▶ TASK STATEMENT:
Please set down all the lines beneath this one exactly, without the pictures.

>> Begin RECORDS FOR PROCESSING

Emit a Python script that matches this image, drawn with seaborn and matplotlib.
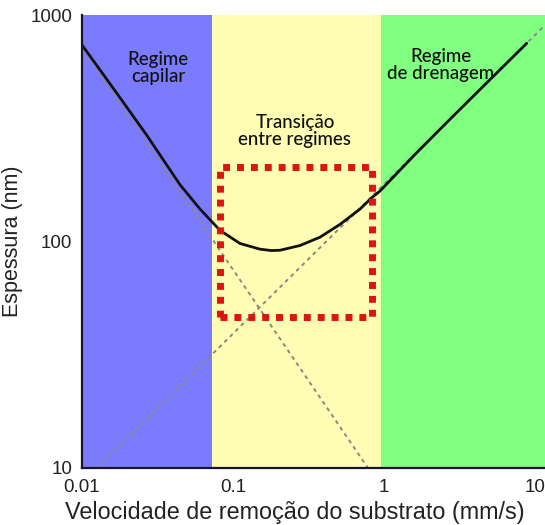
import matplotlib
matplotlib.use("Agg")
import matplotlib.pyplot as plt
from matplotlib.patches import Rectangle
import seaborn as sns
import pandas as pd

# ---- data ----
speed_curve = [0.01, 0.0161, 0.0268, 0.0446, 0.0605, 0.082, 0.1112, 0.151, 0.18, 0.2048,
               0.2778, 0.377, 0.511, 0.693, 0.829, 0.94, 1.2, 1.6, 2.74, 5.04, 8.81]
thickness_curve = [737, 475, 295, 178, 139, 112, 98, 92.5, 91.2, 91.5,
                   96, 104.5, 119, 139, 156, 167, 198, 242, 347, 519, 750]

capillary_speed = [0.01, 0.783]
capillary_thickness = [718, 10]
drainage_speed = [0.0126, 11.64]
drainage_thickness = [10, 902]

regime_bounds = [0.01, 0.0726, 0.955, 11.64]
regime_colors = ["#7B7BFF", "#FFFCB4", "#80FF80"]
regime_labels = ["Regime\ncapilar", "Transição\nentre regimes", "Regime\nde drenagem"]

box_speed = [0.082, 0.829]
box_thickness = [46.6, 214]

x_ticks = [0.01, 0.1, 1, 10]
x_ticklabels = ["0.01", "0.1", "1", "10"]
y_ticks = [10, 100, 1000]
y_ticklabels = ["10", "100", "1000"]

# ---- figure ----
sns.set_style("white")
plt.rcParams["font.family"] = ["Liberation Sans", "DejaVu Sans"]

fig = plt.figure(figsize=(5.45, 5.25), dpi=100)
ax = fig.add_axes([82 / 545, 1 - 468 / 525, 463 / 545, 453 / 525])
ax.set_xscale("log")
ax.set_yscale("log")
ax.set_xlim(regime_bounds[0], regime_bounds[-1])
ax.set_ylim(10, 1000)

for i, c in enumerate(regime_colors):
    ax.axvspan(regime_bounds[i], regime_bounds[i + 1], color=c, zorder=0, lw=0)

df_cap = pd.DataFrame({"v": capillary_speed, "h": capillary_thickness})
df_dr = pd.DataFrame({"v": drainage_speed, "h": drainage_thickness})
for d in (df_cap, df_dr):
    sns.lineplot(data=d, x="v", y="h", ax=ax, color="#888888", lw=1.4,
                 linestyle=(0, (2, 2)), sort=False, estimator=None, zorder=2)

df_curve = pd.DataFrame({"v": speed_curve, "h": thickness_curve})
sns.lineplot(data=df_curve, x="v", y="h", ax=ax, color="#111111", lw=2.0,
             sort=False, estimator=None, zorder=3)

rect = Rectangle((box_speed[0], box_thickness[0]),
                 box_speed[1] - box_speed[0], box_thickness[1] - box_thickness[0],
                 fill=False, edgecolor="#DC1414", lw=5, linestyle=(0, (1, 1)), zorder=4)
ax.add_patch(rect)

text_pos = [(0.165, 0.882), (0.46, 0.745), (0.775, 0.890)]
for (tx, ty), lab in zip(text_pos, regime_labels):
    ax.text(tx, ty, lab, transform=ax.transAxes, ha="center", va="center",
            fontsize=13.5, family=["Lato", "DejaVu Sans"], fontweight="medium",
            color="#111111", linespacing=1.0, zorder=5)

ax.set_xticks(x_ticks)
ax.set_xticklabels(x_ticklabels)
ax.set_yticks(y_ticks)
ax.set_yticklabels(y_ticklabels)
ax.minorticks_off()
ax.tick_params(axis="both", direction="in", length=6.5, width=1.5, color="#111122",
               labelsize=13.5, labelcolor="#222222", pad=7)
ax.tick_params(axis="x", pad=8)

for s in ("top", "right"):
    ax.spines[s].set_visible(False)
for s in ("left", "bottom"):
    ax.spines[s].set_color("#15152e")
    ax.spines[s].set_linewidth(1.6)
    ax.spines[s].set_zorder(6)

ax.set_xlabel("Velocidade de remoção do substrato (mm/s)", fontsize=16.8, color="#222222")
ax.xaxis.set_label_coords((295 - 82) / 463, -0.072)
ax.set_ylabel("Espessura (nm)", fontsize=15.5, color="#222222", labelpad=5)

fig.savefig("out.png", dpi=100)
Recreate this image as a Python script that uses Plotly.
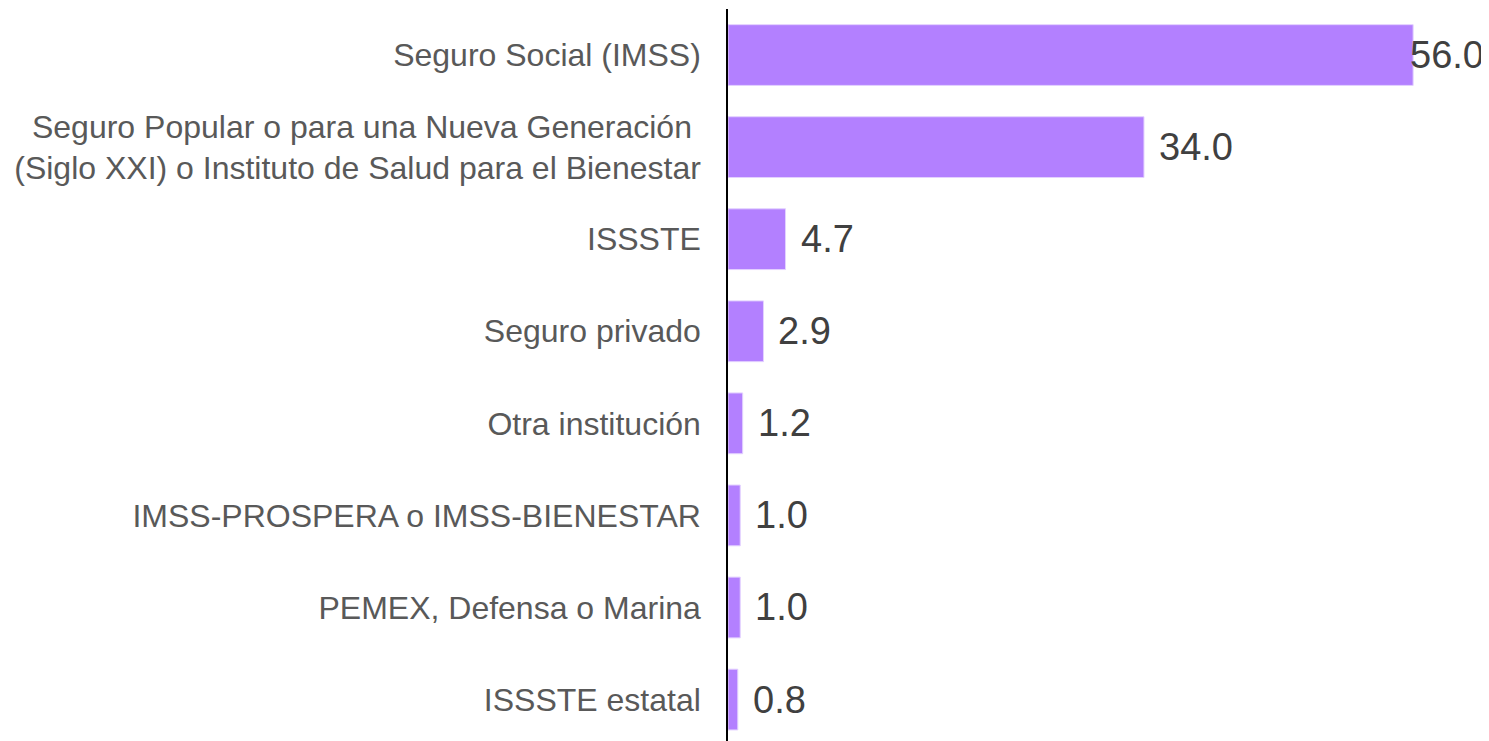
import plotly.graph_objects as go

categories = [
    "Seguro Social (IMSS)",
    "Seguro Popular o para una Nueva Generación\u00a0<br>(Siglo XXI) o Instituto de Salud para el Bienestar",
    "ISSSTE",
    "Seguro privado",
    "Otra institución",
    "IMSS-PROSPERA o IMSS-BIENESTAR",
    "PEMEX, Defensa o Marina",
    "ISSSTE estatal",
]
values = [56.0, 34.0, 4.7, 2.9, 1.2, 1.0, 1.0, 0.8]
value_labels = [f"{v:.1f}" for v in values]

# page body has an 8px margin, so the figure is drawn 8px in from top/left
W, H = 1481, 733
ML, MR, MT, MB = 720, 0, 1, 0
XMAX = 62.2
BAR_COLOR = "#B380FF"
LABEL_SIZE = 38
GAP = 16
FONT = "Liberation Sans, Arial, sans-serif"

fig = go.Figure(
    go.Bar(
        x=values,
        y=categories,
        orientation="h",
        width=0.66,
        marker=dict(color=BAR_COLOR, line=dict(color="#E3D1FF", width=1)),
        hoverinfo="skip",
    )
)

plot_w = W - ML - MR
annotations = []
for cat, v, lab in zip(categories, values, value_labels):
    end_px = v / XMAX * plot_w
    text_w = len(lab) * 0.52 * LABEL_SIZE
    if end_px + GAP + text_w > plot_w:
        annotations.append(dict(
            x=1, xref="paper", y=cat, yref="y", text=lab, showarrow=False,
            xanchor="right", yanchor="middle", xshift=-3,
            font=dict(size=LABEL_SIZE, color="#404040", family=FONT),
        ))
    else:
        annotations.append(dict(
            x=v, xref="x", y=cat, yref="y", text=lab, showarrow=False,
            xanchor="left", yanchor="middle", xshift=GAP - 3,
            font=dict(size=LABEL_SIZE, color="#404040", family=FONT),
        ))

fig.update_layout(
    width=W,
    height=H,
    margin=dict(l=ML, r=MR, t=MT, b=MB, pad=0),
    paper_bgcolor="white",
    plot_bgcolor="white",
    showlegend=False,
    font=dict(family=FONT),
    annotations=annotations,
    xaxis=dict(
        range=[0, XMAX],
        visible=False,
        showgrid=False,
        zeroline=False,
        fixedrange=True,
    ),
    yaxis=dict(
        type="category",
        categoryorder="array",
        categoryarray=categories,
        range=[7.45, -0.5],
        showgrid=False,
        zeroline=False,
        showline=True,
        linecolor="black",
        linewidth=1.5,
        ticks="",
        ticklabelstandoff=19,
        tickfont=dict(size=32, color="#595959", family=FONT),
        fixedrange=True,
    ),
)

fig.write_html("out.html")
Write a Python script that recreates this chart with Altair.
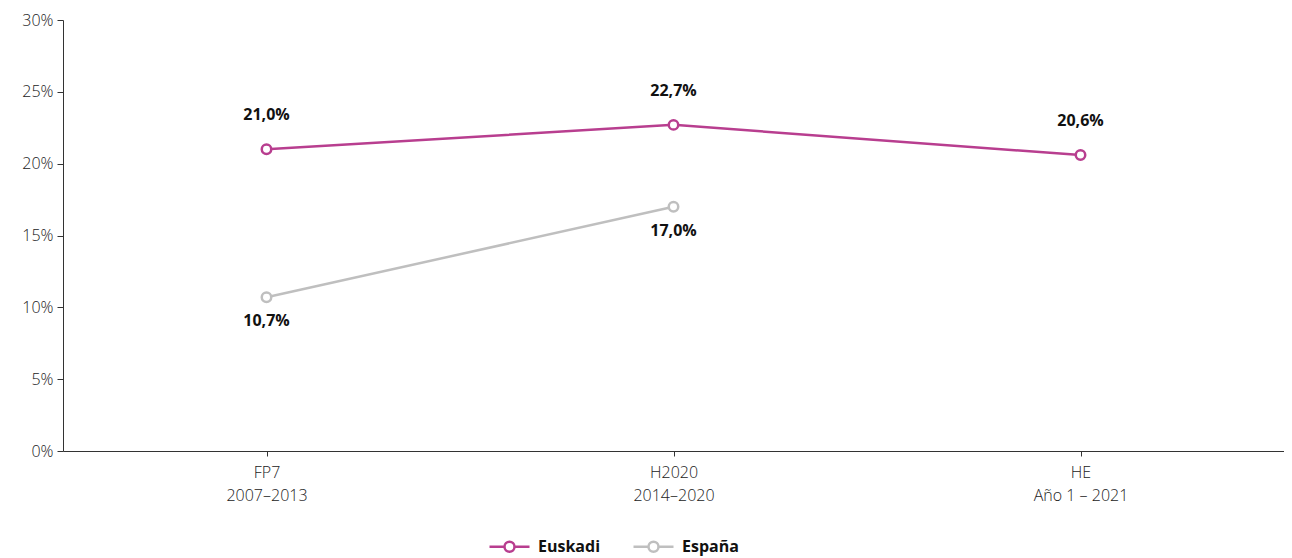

>> End RECORDS FOR PROCESSING

▶ EXERCISE RESULT:
Emit a Python script that matches this image, drawn with seaborn and matplotlib.
import matplotlib
matplotlib.use("Agg")
import matplotlib.pyplot as plt
from matplotlib.patches import Rectangle
import seaborn as sns
import pandas as pd

# ---- data ----
speed_curve = [0.01, 0.0161, 0.0268, 0.0446, 0.0605, 0.082, 0.1112, 0.151, 0.18, 0.2048,
               0.2778, 0.377, 0.511, 0.693, 0.829, 0.94, 1.2, 1.6, 2.74, 5.04, 8.81]
thickness_curve = [737, 475, 295, 178, 139, 112, 98, 92.5, 91.2, 91.5,
                   96, 104.5, 119, 139, 156, 167, 198, 242, 347, 519, 750]

capillary_speed = [0.01, 0.783]
capillary_thickness = [718, 10]
drainage_speed = [0.0126, 11.64]
drainage_thickness = [10, 902]

regime_bounds = [0.01, 0.0726, 0.955, 11.64]
regime_colors = ["#7B7BFF", "#FFFCB4", "#80FF80"]
regime_labels = ["Regime\ncapilar", "Transição\nentre regimes", "Regime\nde drenagem"]

box_speed = [0.082, 0.829]
box_thickness = [46.6, 214]

x_ticks = [0.01, 0.1, 1, 10]
x_ticklabels = ["0.01", "0.1", "1", "10"]
y_ticks = [10, 100, 1000]
y_ticklabels = ["10", "100", "1000"]

# ---- figure ----
sns.set_style("white")
plt.rcParams["font.family"] = ["Liberation Sans", "DejaVu Sans"]

fig = plt.figure(figsize=(5.45, 5.25), dpi=100)
ax = fig.add_axes([82 / 545, 1 - 468 / 525, 463 / 545, 453 / 525])
ax.set_xscale("log")
ax.set_yscale("log")
ax.set_xlim(regime_bounds[0], regime_bounds[-1])
ax.set_ylim(10, 1000)

for i, c in enumerate(regime_colors):
    ax.axvspan(regime_bounds[i], regime_bounds[i + 1], color=c, zorder=0, lw=0)

df_cap = pd.DataFrame({"v": capillary_speed, "h": capillary_thickness})
df_dr = pd.DataFrame({"v": drainage_speed, "h": drainage_thickness})
for d in (df_cap, df_dr):
    sns.lineplot(data=d, x="v", y="h", ax=ax, color="#888888", lw=1.4,
                 linestyle=(0, (2, 2)), sort=False, estimator=None, zorder=2)

df_curve = pd.DataFrame({"v": speed_curve, "h": thickness_curve})
sns.lineplot(data=df_curve, x="v", y="h", ax=ax, color="#111111", lw=2.0,
             sort=False, estimator=None, zorder=3)

rect = Rectangle((box_speed[0], box_thickness[0]),
                 box_speed[1] - box_speed[0], box_thickness[1] - box_thickness[0],
                 fill=False, edgecolor="#DC1414", lw=5, linestyle=(0, (1, 1)), zorder=4)
ax.add_patch(rect)

text_pos = [(0.165, 0.882), (0.46, 0.745), (0.775, 0.890)]
for (tx, ty), lab in zip(text_pos, regime_labels):
    ax.text(tx, ty, lab, transform=ax.transAxes, ha="center", va="center",
            fontsize=13.5, family=["Lato", "DejaVu Sans"], fontweight="medium",
            color="#111111", linespacing=1.0, zorder=5)

ax.set_xticks(x_ticks)
ax.set_xticklabels(x_ticklabels)
ax.set_yticks(y_ticks)
ax.set_yticklabels(y_ticklabels)
ax.minorticks_off()
ax.tick_params(axis="both", direction="in", length=6.5, width=1.5, color="#111122",
               labelsize=13.5, labelcolor="#222222", pad=7)
ax.tick_params(axis="x", pad=8)

for s in ("top", "right"):
    ax.spines[s].set_visible(False)
for s in ("left", "bottom"):
    ax.spines[s].set_color("#15152e")
    ax.spines[s].set_linewidth(1.6)
    ax.spines[s].set_zorder(6)

ax.set_xlabel("Velocidade de remoção do substrato (mm/s)", fontsize=16.8, color="#222222")
ax.xaxis.set_label_coords((295 - 82) / 463, -0.072)
ax.set_ylabel("Espessura (nm)", fontsize=15.5, color="#222222", labelpad=5)

fig.savefig("out.png", dpi=100)
Recreate this image as a Python script that uses Plotly.
import plotly.graph_objects as go

categories = [
    "Seguro Social (IMSS)",
    "Seguro Popular o para una Nueva Generación\u00a0<br>(Siglo XXI) o Instituto de Salud para el Bienestar",
    "ISSSTE",
    "Seguro privado",
    "Otra institución",
    "IMSS-PROSPERA o IMSS-BIENESTAR",
    "PEMEX, Defensa o Marina",
    "ISSSTE estatal",
]
values = [56.0, 34.0, 4.7, 2.9, 1.2, 1.0, 1.0, 0.8]
value_labels = [f"{v:.1f}" for v in values]

# page body has an 8px margin, so the figure is drawn 8px in from top/left
W, H = 1481, 733
ML, MR, MT, MB = 720, 0, 1, 0
XMAX = 62.2
BAR_COLOR = "#B380FF"
LABEL_SIZE = 38
GAP = 16
FONT = "Liberation Sans, Arial, sans-serif"

fig = go.Figure(
    go.Bar(
        x=values,
        y=categories,
        orientation="h",
        width=0.66,
        marker=dict(color=BAR_COLOR, line=dict(color="#E3D1FF", width=1)),
        hoverinfo="skip",
    )
)

plot_w = W - ML - MR
annotations = []
for cat, v, lab in zip(categories, values, value_labels):
    end_px = v / XMAX * plot_w
    text_w = len(lab) * 0.52 * LABEL_SIZE
    if end_px + GAP + text_w > plot_w:
        annotations.append(dict(
            x=1, xref="paper", y=cat, yref="y", text=lab, showarrow=False,
            xanchor="right", yanchor="middle", xshift=-3,
            font=dict(size=LABEL_SIZE, color="#404040", family=FONT),
        ))
    else:
        annotations.append(dict(
            x=v, xref="x", y=cat, yref="y", text=lab, showarrow=False,
            xanchor="left", yanchor="middle", xshift=GAP - 3,
            font=dict(size=LABEL_SIZE, color="#404040", family=FONT),
        ))

fig.update_layout(
    width=W,
    height=H,
    margin=dict(l=ML, r=MR, t=MT, b=MB, pad=0),
    paper_bgcolor="white",
    plot_bgcolor="white",
    showlegend=False,
    font=dict(family=FONT),
    annotations=annotations,
    xaxis=dict(
        range=[0, XMAX],
        visible=False,
        showgrid=False,
        zeroline=False,
        fixedrange=True,
    ),
    yaxis=dict(
        type="category",
        categoryorder="array",
        categoryarray=categories,
        range=[7.45, -0.5],
        showgrid=False,
        zeroline=False,
        showline=True,
        linecolor="black",
        linewidth=1.5,
        ticks="",
        ticklabelstandoff=19,
        tickfont=dict(size=32, color="#595959", family=FONT),
        fixedrange=True,
    ),
)

fig.write_html("out.html")
Write a Python script that recreates this chart with Altair.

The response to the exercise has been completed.